Why You Need to Learn to Film By Yourself


Robert Rodriguez once said, "If you're just creative, you'll always have to rely on technical people. If you're creative and technical, you're unstoppable." I’ve learned that lesson the hard way many, many times. Technical skills was where I was weakest for a long time, and that disqualified me from a lot of opportunities.

Basically this is my humble pie post. Or, one of my humble pie post. Well, basically this entire blog is my humble pie post. Basically my whole life is one meal of humble pie after the other. It's amazing I've kept this great figure.


There was one time I was hanging out at one of my friend’s comedy shows. A comedian friend of his walked in and talked about how she needed someone to film one of her shows for a reel. My friend told her that I was good at filming and recommended me. It was a paying gig and she offered it to me if she could see my stuff.

I showed her the stuff I did, but she wasn’t sure she should take me because what I shot wasn’t well lit and I wasn’t able to mic up the audience. Lighting and sound were things I wasn’t very good at at the time and I knew it. We talked about it but I told her she should probably find someone else. I felt bad, not just for myself, but for my friend Robert, because he had recommended me.

Why was I weak at this stuff? Partly, I was too busy, I was at an academically strenuous college, was running the filmmaking club, and dealing with family stuff. And technical stuff is not something I am naturally gifted at.

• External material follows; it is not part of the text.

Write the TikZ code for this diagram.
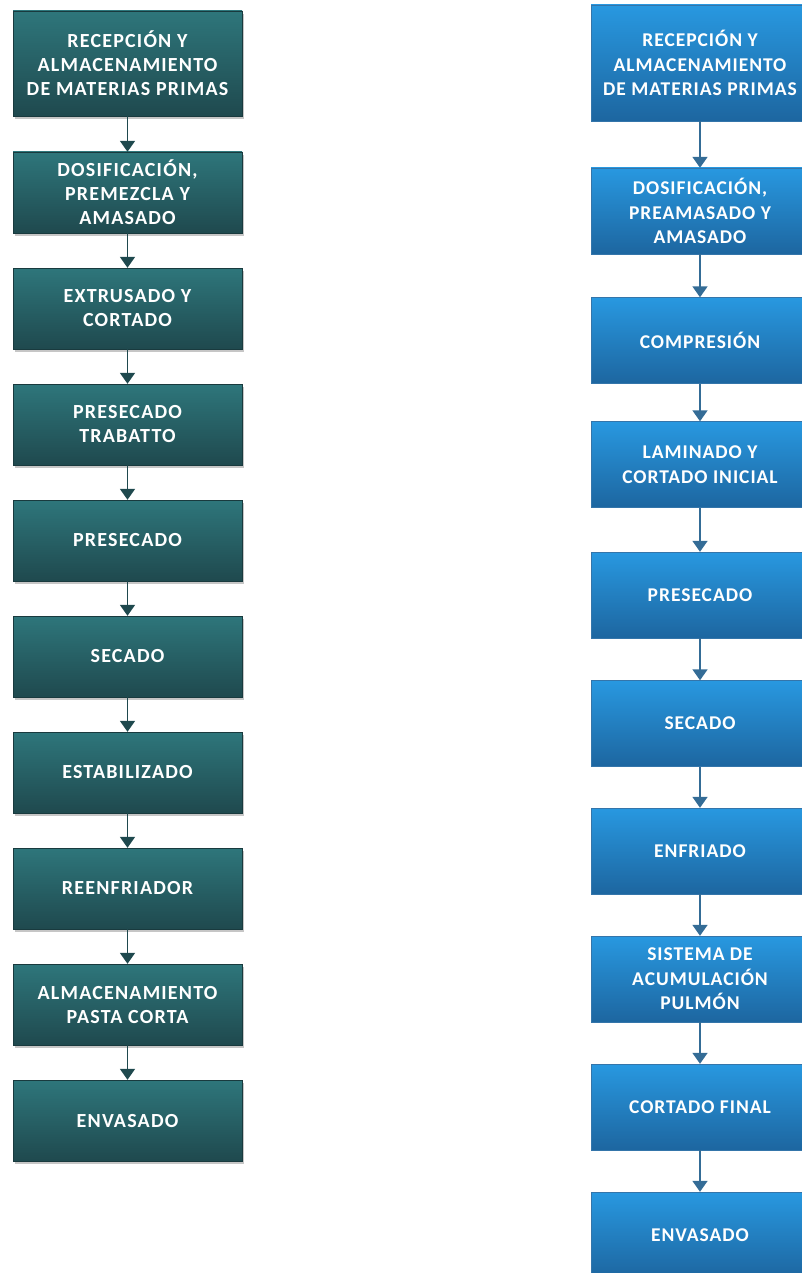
\documentclass[tikz,border=0pt]{standalone}
\usepackage{fontspec}
\usepackage{tikz}
\usetikzlibrary{arrows.meta,shadows}
\newfontfamily\boxfont{Carlito}[LetterSpace=6]
\newfontfamily\boxfontr{Carlito}[LetterSpace=5]

\definecolor{tealtop}{RGB}{46,118,123}
\definecolor{tealbot}{RGB}{31,73,78}
\definecolor{bluetop}{RGB}{40,152,224}
\definecolor{bluebot}{RGB}{29,102,160}
\definecolor{bluearrow}{RGB}{52,108,150}

\tikzset{
  leftbox/.style={rectangle, minimum width=229pt, minimum height=81pt, inner sep=0pt,
    top color=tealtop, bottom color=tealbot, draw=tealbot!80!black, line width=0.4pt,
    drop shadow={shadow xshift=2pt, shadow yshift=-3pt, opacity=0.45},
    text=white, align=center, font=\boxfont\bfseries\fontsize{20}{24}\selectfont},
  rightbox/.style={rectangle, minimum width=218pt, minimum height=86pt, inner sep=0pt,
    top color=bluetop, bottom color=bluebot, draw=bluebot!90!white, line width=0.4pt,
    text=white, align=center, font=\boxfontr\bfseries\fontsize{19.5}{24.5}\selectfont},
  leftarrow/.style={draw=tealbot, line width=1.8pt, -{Triangle[width=15pt,length=11pt]}},
  rightarrow/.style={draw=bluearrow, line width=1.8pt, -{Triangle[width=15pt,length=11pt]}}
}

\begin{document}
\begin{tikzpicture}[x=1pt,y=-1pt]
  \useasboundingbox (0,0) rectangle (802,1273);

  % pasta corta
  \node[leftbox, minimum height=105pt] (l1) at (127.5,63.5) {RECEPCIÓN Y\\ALMACENAMIENTO\\DE MATERIAS PRIMAS};
  \node[leftbox] (l2) at (127.5,192.5) {DOSIFICACIÓN,\\PREMEZCLA Y\\AMASADO};
  \node[leftbox] (l3) at (127.5,308.5) {EXTRUSADO Y\\CORTADO};
  \node[leftbox] (l4) at (127.5,424.5) {PRESECADO\\TRABATTO};
  \node[leftbox] (l5) at (127.5,540.5) {PRESECADO};
  \node[leftbox] (l6) at (127.5,656.5) {SECADO};
  \node[leftbox] (l7) at (127.5,772.5) {ESTABILIZADO};
  \node[leftbox] (l8) at (127.5,888.5) {REENFRIADOR};
  \node[leftbox] (l9) at (127.5,1004.5) {ALMACENAMIENTO\\PASTA CORTA};
  \node[leftbox] (l10) at (127.5,1120.5) {ENVASADO};

  % laminado
  \node[rightbox, minimum height=116pt] (r1) at (700,63) {RECEPCIÓN Y\\ALMACENAMIENTO\\DE MATERIAS PRIMAS};
  \node[rightbox] (r2) at (700,211) {DOSIFICACIÓN,\\PREAMASADO Y\\AMASADO};
  \node[rightbox] (r3) at (700,340.5) {COMPRESIÓN};
  \node[rightbox] (r4) at (700,464.5) {LAMINADO Y\\CORTADO INICIAL};
  \node[rightbox] (r5) at (700,595) {PRESECADO};
  \node[rightbox] (r6) at (700,723.5) {SECADO};
  \node[rightbox] (r7) at (700,851) {ENFRIADO};
  \node[rightbox] (r8) at (700,979) {SISTEMA DE\\ACUMULACIÓN\\PULMÓN};
  \node[rightbox] (r9) at (700,1107) {CORTADO FINAL};
  \node[rightbox] (r10) at (700,1235) {ENVASADO};

  % flechas
  \draw[leftarrow] (l1) -- (l2);
  \draw[leftarrow] (l2) -- (l3);
  \draw[leftarrow] (l3) -- (l4);
  \draw[leftarrow] (l4) -- (l5);
  \draw[leftarrow] (l5) -- (l6);
  \draw[leftarrow] (l6) -- (l7);
  \draw[leftarrow] (l7) -- (l8);
  \draw[leftarrow] (l8) -- (l9);
  \draw[leftarrow] (l9) -- (l10);

  \draw[rightarrow] (r1) -- (r2);
  \draw[rightarrow] (r2) -- (r3);
  \draw[rightarrow] (r3) -- (r4);
  \draw[rightarrow] (r4) -- (r5);
  \draw[rightarrow] (r5) -- (r6);
  \draw[rightarrow] (r6) -- (r7);
  \draw[rightarrow] (r7) -- (r8);
  \draw[rightarrow] (r8) -- (r9);
  \draw[rightarrow] (r9) -- (r10);
\end{tikzpicture}
\end{document}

It was easier to specialize in the creative side and the organizing side of film and outsource the technical side to most of my projects.

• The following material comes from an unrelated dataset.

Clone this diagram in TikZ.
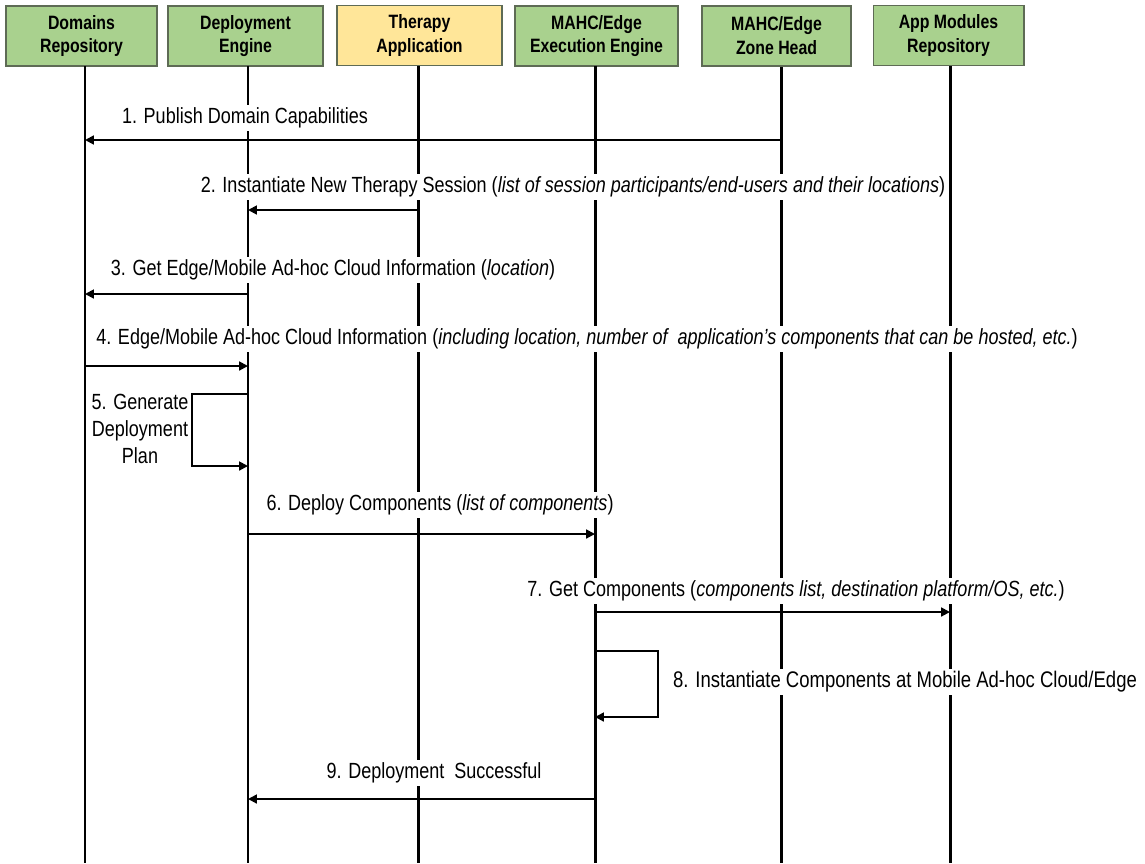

But the problem is nobody needs somebody else creative or with ideas. They have ideas. They need editors, cinematographers to bring their ideas to life. That is what you will get paid for and that is what is going to get your foot in the door with people who can help you later.

The other problem is that—until you pay people—you can’t always get people to do stuff for you. On my first film I had to be cinematographer some days because my other guys didn’t show up. You need to be able to do that yourself when you have to in a pinch. I have had the worst time finding editors who could make the deadlines I needed. That’s nobody’s fault. They had opportunities to do actual paying work and had to put that stuff first. But I wasn’t able to pick up that slack.


Bottom line: learn to do stuff your freaking self. Don’t give yourself excuses. There is a thing called youtube that has tutorial videos. It is a beautiful thing. Use it. Love it. Live it.